MATERIAL FOR THE TASK ::
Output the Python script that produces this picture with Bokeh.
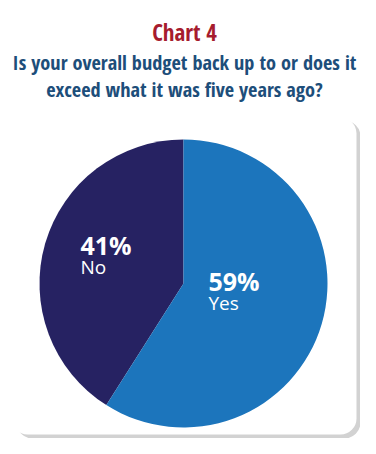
import numpy as np
from bokeh.plotting import figure
from bokeh.models import Range1d, BoxAnnotation, ColumnDataSource
from bokeh.core.properties import value
from bokeh.embed import file_html
from bokeh.resources import INLINE

# ---- data ----
categories = ["No", "Yes"]
values = [41, 59]
colors = ["#262262", "#1C75BC"]
title_main = "Chart 4"
title_lines = ["Is your overall budget back up to or does it",
               "exceed what it was five years ago?"]

W, H = 360, 438
p = figure(width=W, height=H, output_backend="svg", toolbar_location=None,
           x_range=Range1d(0, 360), y_range=Range1d(16, 454),
           min_border=0, outline_line_color=None)
p.axis.visible = False
p.grid.visible = False
p.background_fill_color = "white"
p.border_fill_color = "white"

# card with shadow
p.add_layout(BoxAnnotation(left=16, right=360, top=334, bottom=16,
                           fill_color="#d2d2d2", fill_alpha=1.0, line_color=None,
                           border_radius=16, level="underlay"))
p.add_layout(BoxAnnotation(left=11, right=356, top=337, bottom=20,
                           fill_color="white", fill_alpha=1.0, line_color=None,
                           border_radius=16, level="underlay"))

# pie
vals = np.array(values, dtype=float)
ang = vals / vals.sum() * 2 * np.pi
starts = np.pi / 2 + np.concatenate([[0], np.cumsum(ang)[:-1]])
ends = starts + ang
src = ColumnDataSource(dict(cat=categories, start=starts, end=ends, color=colors))
p.wedge(x=183, y=171, radius=144, start_angle="start", end_angle="end",
        fill_color="color", line_color=None, source=src)

# labels
pct = [f"{v}%" for v in values]
lab_x = [80, 208]
pct_y = [210, 174]
name_y = [188, 152]
p.text(x=lab_x, y=pct_y, text=pct, text_font=value("Open Sans"),
       text_font_style="bold", text_font_size="25px", text_color="white",
       text_baseline="alphabetic", text_align="left")
p.text(x=lab_x, y=name_y, text=categories, text_font=value("Open Sans"),
       text_font_size="19px", text_color="white",
       text_baseline="alphabetic", text_align="left")

# titles
p.text(x=[184], y=[423], text=[title_main], text_font=value("Open Sans Condensed"),
       text_font_style="bold", text_font_size="23px", text_color="#A61C2E",
       text_baseline="alphabetic", text_align="center")
p.text(x=[184, 184], y=[393, 366], text=title_lines,
       text_font=value("Open Sans Condensed"),
       text_font_style="bold", text_font_size="20.3px", text_color="#1D4E7A",
       text_baseline="alphabetic", text_align="center")

open("out.html", "w").write(file_html(p, INLINE))
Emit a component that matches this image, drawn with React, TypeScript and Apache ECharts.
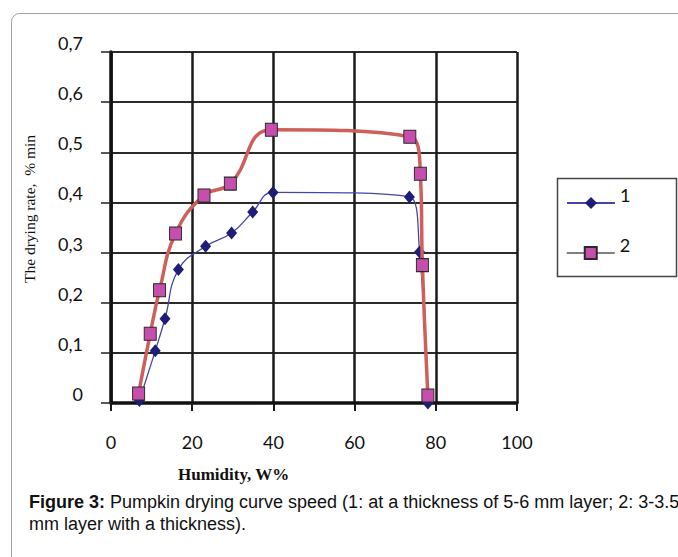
import React, { useEffect, useRef } from 'react';
import * as echarts from 'echarts';

// Series 1: 5-6 mm layer
const humidity1 = [7.0, 10.9, 13.3, 16.6, 23.3, 29.7, 34.9, 39.9, 73.5, 76.0, 78.05];
const rate1 = [0.005, 0.104, 0.168, 0.266, 0.3125, 0.339, 0.381, 0.42, 0.411, 0.301, 0.0];
// Series 2: 3-3.5 mm layer
const humidity2 = [6.8, 9.66, 11.96, 15.9, 22.9, 29.4, 39.5, 73.6, 76.2, 76.7, 78.05];
const rate2 = [0.019, 0.138, 0.225, 0.338, 0.414, 0.4375, 0.545, 0.531, 0.457, 0.275, 0.015];

const seriesNames = ['1', '2'];
const xMin = 0;
const xMax = 100;
const xStep = 20;
const yMin = 0;
const yMax = 0.7;
const yStep = 0.1;

const yAxisTitle = 'The drying rate,  % min';
const xAxisTitle = 'Humidity, W%';
const captionBold = 'Figure 3:';
const captionLine1 = ' Pumpkin drying curve speed (1: at a thickness of 5-6 mm layer; 2: 3-3.5';
const captionLine2 = 'mm layer with a thickness).';

export default function App() {
  const ref = useRef<HTMLDivElement>(null);
  useEffect(() => {
    if (!ref.current) return;
    const chart = echarts.init(ref.current, undefined, { renderer: 'svg' });
    const pts1 = humidity1.map((x, i) => [x, rate1[i]]);
    const pts2 = humidity2.map((x, i) => [x, rate2[i]]);
    const tickFont = 'Lato, "Open Sans", sans-serif';
    const legendText = {
      fontSize: 18,
      fontFamily: tickFont,
      color: '#111',
      rich: { t: { fontSize: 18, fontFamily: tickFont, color: '#111', padding: [0, 0, 16, 0] } },
    };
    chart.setOption({
      animation: false,
      grid: {
        left: 111,
        top: 52,
        right: 161,
        bottom: 154,
      },
      xAxis: {
        type: 'value',
        min: xMin,
        max: xMax,
        interval: xStep,
        axisLine: { show: true, lineStyle: { color: '#111', width: 3.5 } },
        axisTick: { show: true, length: 8, lineStyle: { color: '#1a1a1a', width: 2 } },
        axisLabel: { show: true, margin: 30, color: '#111', fontSize: 18, fontFamily: tickFont },
        splitLine: { show: true, lineStyle: { color: '#1a1a1a', width: 2.5 } },
      },
      yAxis: {
        type: 'value',
        min: yMin,
        max: yMax,
        interval: yStep,
        axisLine: { show: true, lineStyle: { color: '#111', width: 3.5 } },
        axisTick: { show: true, length: 10, lineStyle: { color: '#222', width: 1.5 } },
        axisLabel: {
          margin: 28,
          color: '#111',
          fontSize: 18,
          fontFamily: tickFont,
          verticalAlign: 'bottom',
          formatter: (v: number) => (Math.abs(v) < 1e-9 ? '0' : (Math.round(v * 10) / 10).toFixed(1).replace('.', ',')),
        },
        splitLine: { show: true, lineStyle: { color: '#2b2b2b', width: 2 } },
      },
      legend: [
        {
          data: [{ name: seriesNames[0] }],
          left: 566,
          top: 186,
          padding: 0,
          itemWidth: 48,
          itemHeight: 15,
          formatter: '{t|{name}}',
          textStyle: legendText,
        },
        {
          data: [{ name: seriesNames[1], lineStyle: { color: '#555', width: 1.5 } }],
          left: 566,
          top: 236,
          padding: 0,
          itemWidth: 48,
          itemHeight: 15,
          formatter: '{t|{name}}',
          textStyle: legendText,
        },
      ],
      graphic: [
        {
          type: 'rect',
          shape: { x: 11.5, y: 13.5, width: 720, height: 600, r: 8 },
          style: { fill: 'transparent', stroke: '#a0a0a0', lineWidth: 1 },
          silent: true,
        },
        {
          type: 'rect',
          shape: { x: 557.5, y: 178.5, width: 119, height: 98 },
          style: { fill: 'transparent', stroke: '#444', lineWidth: 1.5 },
          silent: true,
        },
        {
          type: 'text',
          x: 29,
          y: 209,
          rotation: Math.PI / 2,
          style: {
            text: yAxisTitle,
            fontFamily: '"Liberation Serif", "DejaVu Serif", serif',
            fontSize: 15.5,
            fill: '#111',
            align: 'center',
            verticalAlign: 'middle',
          },
        },
        {
          type: 'text',
          x: 178,
          y: 474,
          style: {
            text: xAxisTitle,
            fontFamily: '"Liberation Serif", "DejaVu Serif", serif',
            fontWeight: 'bold',
            fontSize: 17,
            fill: '#111',
            align: 'left',
            verticalAlign: 'middle',
          },
        },
        {
          type: 'text',
          x: 29,
          y: 502,
          style: {
            text: '{b|' + captionBold + '}{n|' + captionLine1 + '}',
            verticalAlign: 'middle',
            align: 'left',
            rich: {
              b: { fontFamily: '"Liberation Sans", Arial, sans-serif', fontWeight: 'bold', fontSize: 18, fill: '#111' },
              n: { fontFamily: '"Liberation Sans", Arial, sans-serif', fontSize: 18, fill: '#111' },
            },
          },
        },
        {
          type: 'text',
          x: 29,
          y: 524,
          style: {
            text: captionLine2,
            fontFamily: '"Liberation Sans", Arial, sans-serif',
            fontSize: 18,
            fill: '#111',
            align: 'left',
            verticalAlign: 'middle',
          },
        },
      ],
      series: [
        {
          name: seriesNames[0],
          type: 'line',
          data: pts1,
          smooth: 0.45,
          symbol: 'diamond',
          symbolSize: [11, 13],
          lineStyle: { color: '#4646a6', width: 1.3 },
          itemStyle: { color: '#1e1e78', borderColor: '#1e1e78', borderWidth: 0 },
          clip: true,
          z: 2,
        },
        {
          name: seriesNames[1],
          type: 'line',
          data: pts2,
          smooth: 0.45,
          symbol: 'rect',
          symbolSize: [12, 13],
          lineStyle: { color: '#cf5f5a', width: 3.5 },
          itemStyle: { color: '#c64fae', borderColor: '#2a2a2a', borderWidth: 1 },
          clip: false,
          z: 3,
        },
      ],
    });
    return () => chart.dispose();
  }, []);
  return <div ref={ref} style={{ position: 'fixed', left: 0, top: 0, width: 678, height: 557, background: '#fff' }} />;
}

EXERCISE ::
Include the first line of the records, the line containing "from bokeh.resources import INLINE", and every line between them, repeated exactly. Skip the pictures.

WRITTEN RESPONSE ::
Output the Python script that produces this picture with Bokeh.
import numpy as np
from bokeh.plotting import figure
from bokeh.models import Range1d, BoxAnnotation, ColumnDataSource
from bokeh.core.properties import value
from bokeh.embed import file_html
from bokeh.resources import INLINE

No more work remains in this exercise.